The Straus legacy of sustainability and environmental stewardship still thrives: from the methane digester that powers electric vehicles at the Straus Dairy Farm to innovative water reuse systems and 100% renewable energy at the Creamery, and conscious consideration of packaging choices, Straus Family Creamery continually seeks new ways to reduce their impact on the planet while making delicious organic dairy products. Their methane digester has significantly reduced methane emissions by more than 1,600 metric tons of CO2e each year — equivalent to eliminating the annual greenhouse gas emissions from about 350 passenger cars.

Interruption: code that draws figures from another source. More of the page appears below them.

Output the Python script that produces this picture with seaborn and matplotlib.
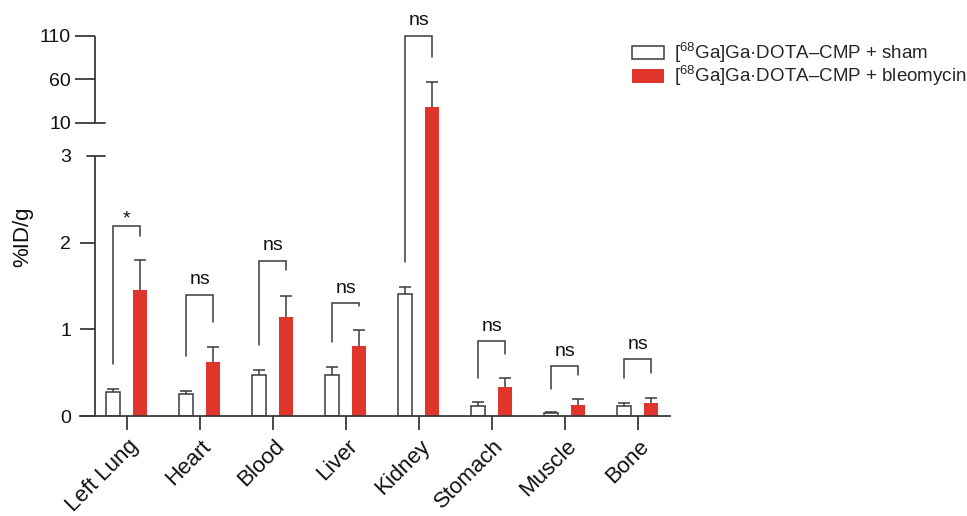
import numpy as np
import pandas as pd
import matplotlib
matplotlib.use("Agg")
import matplotlib.pyplot as plt
import matplotlib.transforms as mtransforms
import seaborn as sns

# ---- data -------------------------------------------------------------
organs = ["Left Lung", "Heart", "Blood", "Liver", "Kidney", "Stomach", "Muscle", "Bone"]
groups = [r"[$^{68}$Ga]Ga·DOTA–CMP + sham", r"[$^{68}$Ga]Ga·DOTA–CMP + bleomycin"]

sham_mean = [0.28, 0.26, 0.47, 0.47, 1.41, 0.12, 0.035, 0.12]
sham_sd = [0.04, 0.03, 0.06, 0.10, 0.08, 0.05, 0.015, 0.037]
bleo_mean = [1.45, 0.62, 1.14, 0.81, 28.4, 0.34, 0.13, 0.15]
bleo_sd = [0.35, 0.18, 0.25, 0.18, 28.6, 0.10, 0.07, 0.06]

# significance brackets: (left foot, top, right foot, label)
bracket_left = [0.60, 0.69, 0.82, 0.86, 1.78, 0.445, 0.32, 0.445]
bracket_top = [2.19, 1.40, 1.79, 1.30, 110, 0.864, 0.576, 0.656]
bracket_right = [2.08, 1.09, 1.69, 1.27, 85, 0.72, 0.47, 0.495]
bracket_text = ["*", "ns", "ns", "ns", "ns", "ns", "ns", "ns"]

lower_ticks = [0, 1, 2, 3]
upper_ticks = [10, 60, 110]

RED = "#E0352A"
INK = "#3a3a3a"

# ---- style ------------------------------------------------------------
sns.set_style("ticks")
plt.rcParams["font.family"] = ["Liberation Sans", "DejaVu Sans"]
plt.rcParams["mathtext.fontset"] = "custom"
plt.rcParams["mathtext.rm"] = "Liberation Sans"
plt.rcParams["mathtext.default"] = "regular"

df = pd.DataFrame({
    "organ": organs * 2,
    "group": [groups[0]] * len(organs) + [groups[1]] * len(organs),
    "value": sham_mean + bleo_mean,
})

# broken y axis: 0-3 linear, short gap, then 10-110 compressed 100x
GAP = 0.384


def fwd(v):
    v = np.asarray(v, dtype=float)
    return np.where(v <= 3, v,
                    np.where(v < 10, 3 + (v - 3) / 7 * GAP, 3 + GAP + (v - 10) * 0.01))


def inv(t):
    t = np.asarray(t, dtype=float)
    return np.where(t <= 3, t,
                    np.where(t < 3 + GAP, 3 + (t - 3) / GAP * 7, 10 + (t - 3 - GAP) / 0.01))


fig = plt.figure(figsize=(9.67, 5.16), dpi=100)
W, H = 967, 516
ax = fig.add_axes([80 / W, (H - 416.3) / H, 590 / W, 411.3 / H])
ax.set_yscale("function", functions=(fwd, inv))

sns.barplot(data=df, x="organ", y="value", hue="group",
            palette={groups[0]: "white", groups[1]: RED}, saturation=1,
            width=0.74, gap=0.49, errorbar=None, ax=ax, legend=False)

ax.set_xlim(-0.64, 7.442)
ax.set_ylim(0, 145.4)

sham_bars, bleo_bars = ax.containers[0], ax.containers[1]
for p in sham_bars:
    p.set_edgecolor(INK)
    p.set_linewidth(1.1)
for p in bleo_bars:
    p.set_edgecolor(RED)
    p.set_linewidth(0)

# upper-only SD error bars
for bars, mean, sd in [(sham_bars, sham_mean, sham_sd), (bleo_bars, bleo_mean, bleo_sd)]:
    xs = [p.get_x() + p.get_width() / 2 for p in bars]
    eb = ax.errorbar(xs, mean, yerr=[np.zeros(len(sd)), sd], fmt="none",
                     ecolor=INK, elinewidth=1.1, capsize=4, capthick=1.1, zorder=3)
    eb[1][0].set_visible(False)  # no cap at the bar top

# significance brackets
xl = [p.get_x() + p.get_width() / 2 for p in sham_bars]
xr = [p.get_x() + p.get_width() / 2 for p in bleo_bars]
for i in range(len(organs)):
    ax.plot([xl[i], xl[i], xr[i], xr[i]],
            [bracket_left[i], bracket_top[i], bracket_top[i], bracket_right[i]],
            color=INK, lw=1.1, solid_joinstyle="miter", zorder=3, clip_on=False)
    off = 5 if bracket_text[i] == "*" else 11
    ax.annotate(bracket_text[i], xy=((xl[i] + xr[i]) / 2, bracket_top[i]),
                xytext=(0, off), textcoords="offset points",
                ha="center", va="center", fontsize=14, color="#111111")

# axes and ticks
sns.despine(ax=ax)
ax.spines["bottom"].set_color(INK)
ax.spines["bottom"].set_linewidth(1.3)
axis_x = 15 / 590  # y axis sits right of the x axis start
ax.spines["left"].set_position(("axes", axis_x))
ax.spines["left"].set_visible(False)

ax.set_yticks(lower_ticks)
ax.set_yticklabels([str(t) for t in lower_ticks])
ax.set_yticks(upper_ticks, minor=True)
ax.set_yticklabels([str(t) for t in upper_ticks], minor=True)
ax.tick_params(axis="y", which="major", length=10.8, width=1.3, color=INK,
               pad=6.5, labelsize=14, labelcolor="#111111")
ax.tick_params(axis="y", which="minor", length=14.4, width=1.3, color=INK,
               pad=2.9, labelsize=14, labelcolor="#111111")
ax.yaxis.get_major_ticks()[3].tick1line.set_visible(False)

ax.tick_params(axis="x", length=10, width=1.3, color=INK, pad=4,
               labelsize=16, labelcolor="#111111")
shift = mtransforms.ScaledTranslation(1 / 100, 0, fig.dpi_scale_trans)
for lab in ax.get_xticklabels():
    lab.set_rotation(45)
    lab.set_ha("right")
    lab.set_va("top")
    lab.set_rotation_mode("anchor")
    lab.set_transform(lab.get_transform() + shift)

ax.set_xlabel("")
ax.set_ylabel("")

# broken y axis segments with end caps
tr = ax.get_yaxis_transform()
cap = 10 / 590
ax.plot([axis_x, axis_x], [0, 3], transform=tr, color=INK, lw=1.3, clip_on=False,
        solid_capstyle="butt")
ax.plot([axis_x, axis_x], [10, 110], transform=tr, color=INK, lw=1.3, clip_on=False,
        solid_capstyle="butt")
ax.plot([axis_x - 8.5 / 590, axis_x + cap], [3, 3], transform=tr, color=INK, lw=1.3,
        clip_on=False)
ax.plot([axis_x, axis_x + cap], [10, 10], transform=tr, color=INK, lw=1.3, clip_on=False)

fig.text(23 / W, 1 - 236.7 / H, "%ID/g", rotation=90, ha="center", va="center",
         fontsize=16, color="#111111")

ax.legend([sham_bars, bleo_bars], groups, loc="upper left",
          bbox_to_anchor=(632 / W, 1 - 41 / H), bbox_transform=fig.transFigure,
          frameon=False, fontsize=13.5, handlelength=1.7, handleheight=0.75,
          handletextpad=0.55, labelspacing=-0.04, borderpad=0, borderaxespad=0)

fig.savefig("out.png", dpi=100)
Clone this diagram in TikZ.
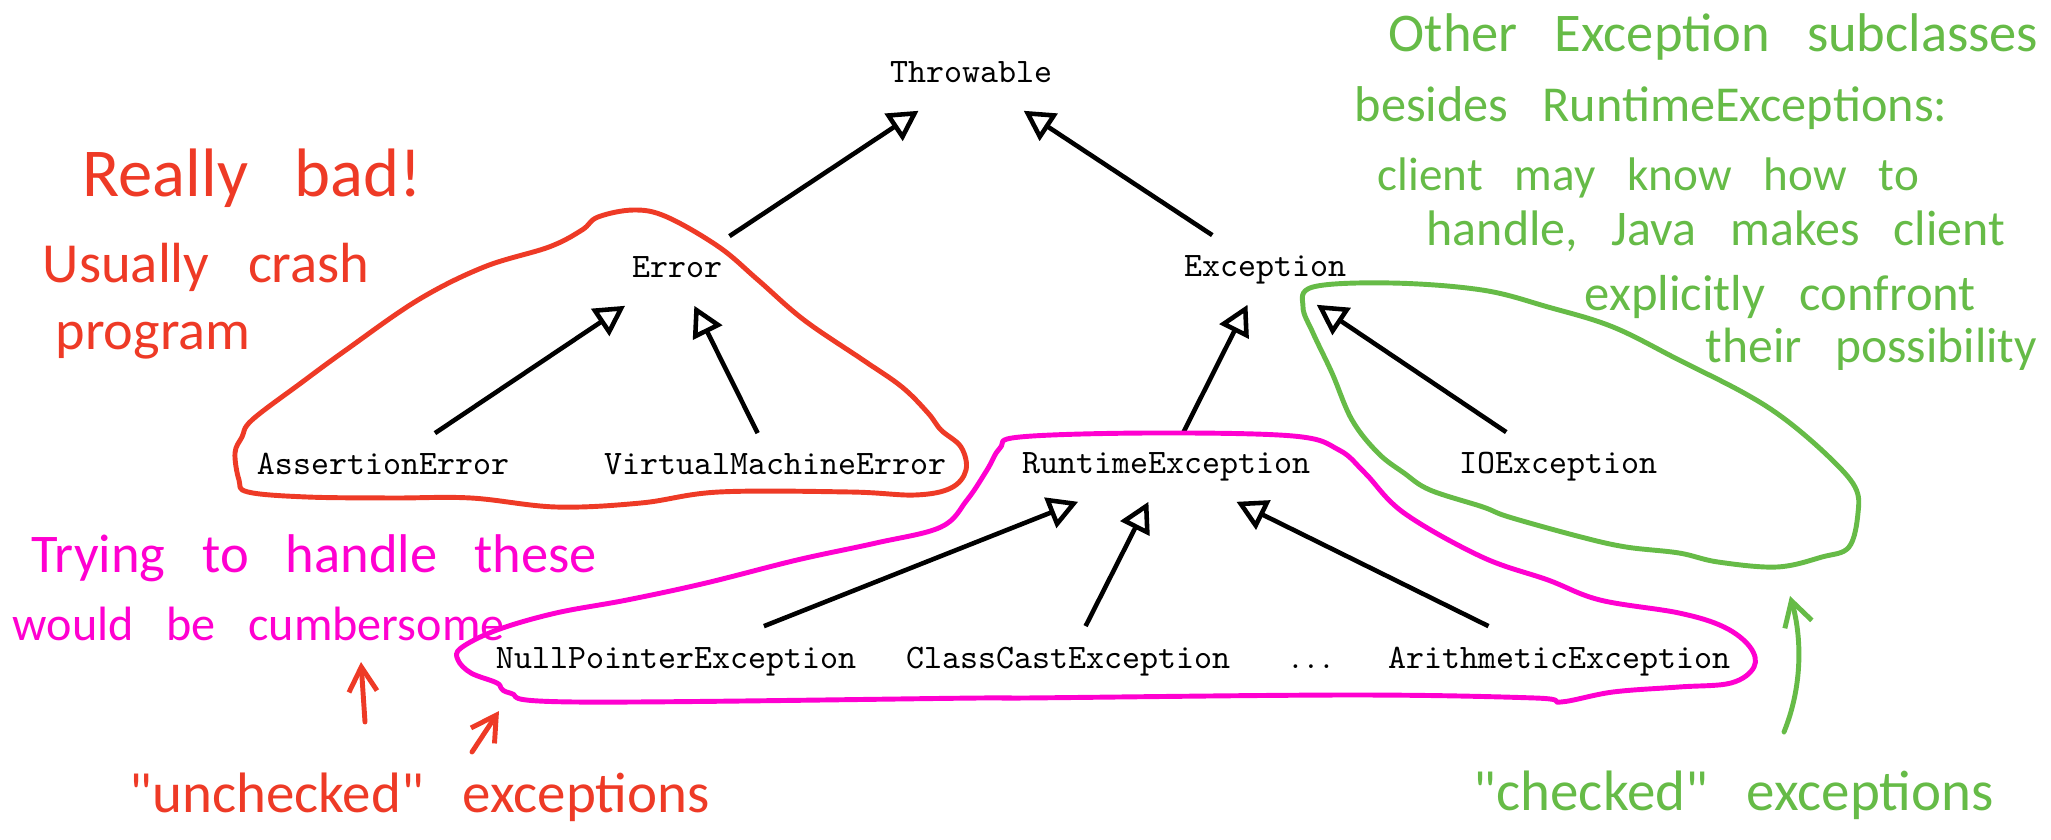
\documentclass[tikz,border=0pt]{standalone}
\usepackage{fontspec}
\usetikzlibrary{arrows.meta}
\newfontfamily\hand[WordSpace=3]{Carlito}
\newcommand\hw[1]{\hand\fontsize{#1}{#1}\selectfont}
\definecolor{penred}{RGB}{238,58,38}
\definecolor{penpink}{RGB}{255,0,208}
\definecolor{pengreen}{RGB}{102,187,71}
\tikzset{
  cls/.style={font=\ttfamily\fontsize{9.75}{12}\selectfont, text height=6pt, text depth=2pt, inner xsep=2pt, inner ysep=5.7pt, anchor=base},
  inh/.style={line width=1.3pt, -{Triangle[open, length=0.3cm, width=0.32cm]}},
  pen/.style={line width=1.4pt, line cap=round, line join=round},
  note/.style={anchor=base west, inner sep=0pt},
  barb/.style={-{Straight Barb[length=7pt, width=8pt]}}
}
\begin{document}
\begin{tikzpicture}[x=0.01cm, y=-0.01cm]
\useasboundingbox (0,0) rectangle (2051,840);
\node[cls] (thr) at (971,83) {Throwable};
\node[cls] (err) at (677,278) {Error};
\node[cls] (exc) at (1265,277) {Exception};
\node[cls] (ae) at (383,475) {AssertionError};
\node[cls] (vme) at (775,475) {VirtualMachineError};
\node[cls] (rte) at (1166,474) {RuntimeException};
\node[cls] (ioe) at (1558,474) {IOException};
\node[cls] (npe) at (676,668) {NullPointerException};
\node[cls] (cce) at (1068,668) {ClassCastException};
\node[cls] (dots) at (1311,668) {$\ldots$};
\node[cls] (ari) at (1559,668) {ArithmeticException};
\draw[inh] (err) -- (thr);
\draw[inh] (exc) -- (thr);
\draw[inh] (ae) -- (err);
\draw[inh] (vme) -- (err);
\draw[inh] (rte) -- (exc);
\draw[inh] (ioe) -- (exc);
\draw[inh] (npe) -- (rte);
\draw[inh] (cce) -- (rte);
\draw[inh] (ari) -- (rte);

\draw[pen, penred] plot[smooth cycle, tension=0.6] coordinates {(252,420) (301,383) (346,350) (418,300) (484,267) (549,247) (582,230) (598,217) (634,210) (667,217) (719,247) (758,280) (804,320) (863,360) (902,387) (928,413) (941,430) (961,447) (966,470) (951,488) (915,495) (850,492) (719,492) (641,503) (556,507) (471,498) (392,498) (307,497) (248,492) (239,480) (235,453) (242,437)};
\draw[pen, penpink] plot[smooth cycle, tension=0.6] coordinates {(1020,437) (1150,433) (1293,436) (1339,450) (1365,473) (1404,513) (1482,557) (1548,580) (1600,600) (1679,613) (1724,627) (1750,647) (1754,667) (1731,683) (1679,687) (1613,692) (1561,702) (1535,698) (1352,695) (1025,698) (980,698) (575,702) (510,693) (497,683) (471,673) (458,660) (461,648) (497,630) (556,613) (627,600) (706,583) (797,560) (876,543) (941,527) (967,500) (987,470) (1000,448)};
\draw[pen, pengreen] plot[smooth cycle, tension=0.6] coordinates {(1313,287) (1391,283) (1482,290) (1548,307) (1613,327) (1679,360) (1744,393) (1786,420) (1829,457) (1855,487) (1858,513) (1849,547) (1822,557) (1777,567) (1718,562) (1679,553) (1626,547) (1581,537) (1509,517) (1483,507) (1430,490) (1404,473) (1378,453) (1352,420) (1332,373) (1313,333) (1303,307)};

\node[note, text=penred, font=\hw{19.5}] (rbad) at (82,197) {Really bad!};
\node[note, text=penred, font=\hw{16.1}] (crash) at (42,283) {Usually crash};
\node[note, text=penred, font=\hw{16}] (prog) at (55,350) {program};
\node[note, text=penpink, font=\hw{15.5}] (try) at (31,573) {Trying to handle these};
\node[note, text=penpink, font=\hw{13.7}] (cumb) at (12,640) {would be cumbersome};
\node[note, text=penred, font=\hw{16.2}] (unch) at (129,812) {"unchecked" exceptions};
\node[note, text=pengreen, font=\hw{15.5}] (oth) at (1388,52) {Other Exception subclasses};
\node[note, text=pengreen, font=\hw{14.3}] (bes) at (1354,122) {besides RuntimeExceptions:};
\node[note, text=pengreen, font=\hw{13.4}] (cli) at (1377,191) {client may know how to};
\node[note, text=pengreen, font=\hw{14.2}] (han) at (1426,246) {handle, Java makes client};
\node[note, text=pengreen, font=\hw{14.4}] (expl) at (1584,311) {explicitly confront};
\node[note, text=pengreen, font=\hw{14.1}] (poss) at (1705,363) {their possibility};
\node[note, text=pengreen, font=\hw{16.2}] (chk) at (1473,810) {"checked" exceptions};

\coordinate (u1a) at (365,722);
\coordinate (u1b) at (361,662);
\coordinate (u2a) at (472,752);
\coordinate (u2b) at (499,711);
\coordinate (c1a) at (1784,732);
\coordinate (c1b) at (1790,596);
\draw[pen, penred, barb] (u1a) -- (u1b);
\draw[pen, penred, barb] (u2a) -- (u2b);
\draw[pen, pengreen, barb] (c1a) .. controls (1805,680) and (1800,630) .. (c1b);
\end{tikzpicture}
\end{document}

As dairy farmers in California are already facing pressure to lower methane emissions under the state’s ambitious new greenhouse gas reduction laws, which include methane emission reduction targets of 40% below 2013 levels by 2030, the California Air Resources Board suggests much of that reduction should come from converting methane from cow manure into energy. In 2013, the Straus Dairy Farm became the first dairy farm in California to implement a carbon farm plan, in conjunction with the Marin Carbon Project, a 20-year carbon farm plan that will reduce and sequester 2000 metric tons of CO2e every year.

Whether you got a free scoop of Straus Family Creamery ice cream at our ice cream social recently or regularly return their glass bottles, sip and lick proudly, knowing that you’re supporting innovative California dairy farmers!